Three years ago, Adamczyk -- a native of Southern California -- quit her job as a sales rep for a wire manufacturer to paint full time. Showings at the Art Encounter, City of the World and Arts Factory have built her reputation as a realist specializing in landscapes and seascapes. Working in acrylic on metal, Adamczyk, 62, says she created her star-shaped ornament to honor Red Rock Canyon National Conservation Area, where she often hikes. "It's an inspirational part of Vegas that not a lot of people get to see," Adamczyk says.
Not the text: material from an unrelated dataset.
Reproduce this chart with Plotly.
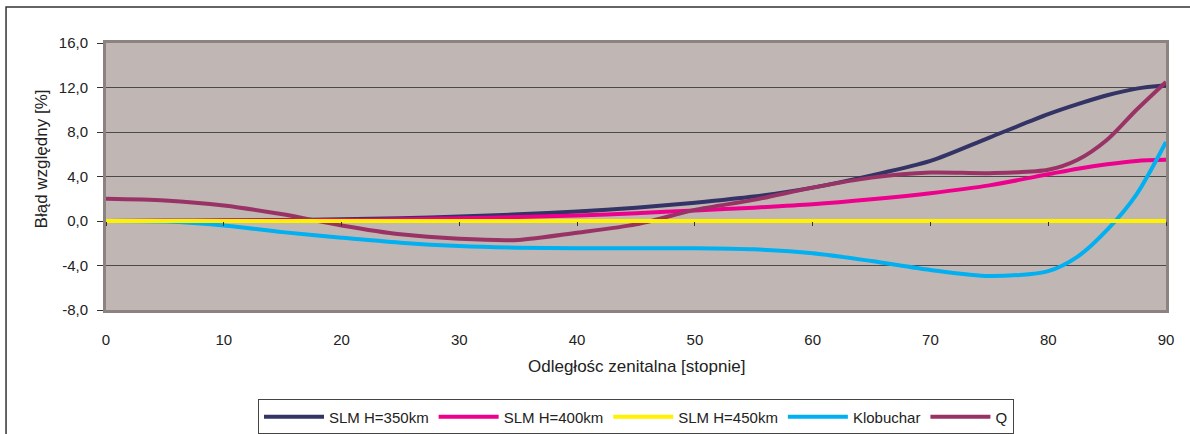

"Square Peg in a Round Hole"

By Jeff Hagen

A welder by trade, Hagen says he was "working on some metal one day and it just kind of turned into art." Now the 40-year-old Iowa native makes a living selling his abstract metallic fragments on eBay. For his ornament, Hagen was inspired by holiday stress. "You have to bend and accommodate people and things," he says. "So I took a hammer and I beat a peg through a hole, not knowing how it would come out -- just like people do with life sometimes."

"Naughty or Nice"

By Jennifer Main

A mainstay of the local art scene for a dozen years, this Las Vegas Academy grad operates her own gallery -- which she relocated last year from the Arts Factory to 5333 Arville St. Known for figurative expressionism mixing bright colors with whimsy, Main, 29, coaxed her ornament out of acrylic on aluminum. "For me, growing up in Vegas, I don't have any problems with the sexy, sinful parts," she says. "And I've always liked the struggle between good and bad. Since it shows up in the song ('Santa Claus Is Coming To Town'), I wanted to play with it."

"Mother Love"

By Niki Sands

Sands is a former dental office manager and bookkeeper who, since her midlife crisis, became a full-time contemporary figurative artist with a gallery at the Arts Factory, 107 E. Charleston Blvd., and pieces hanging in The Venetian and Erotic Heritage Museum. The Detroit native, 49, painted the Virgin Mary with oil on paper, then affixed the image to a decoupage star. "I call her 'Mother Love' because that's what she symbolizes to me," Sands says. "She's the root of what Christmas is about, and she also sacrificed."

"Budgie in a Pear Tree"

By Karen Wheeler

The life of Karen Wheeler, 54, has been one ceaseless battle against muscular dystrophy. Art, she says, helps her cope. "It's my one voice of independence," says the wheelchair-bound Kansas native, who picked up her first brush at age 4. "Nobody can help me with this stuff. I need help with almost everything else." Wheeler's ornament stars Spanky, her 8-year-old parakeet (or, as they say in Britain, "budgie"). Wheeler recently noticed how similar Spanky's shape was to a pear's. "I've done other paintings with him," Wheeler says. "I prefer painting humorous things, because if I can generate positivity by what I do, it reflects in how I feel."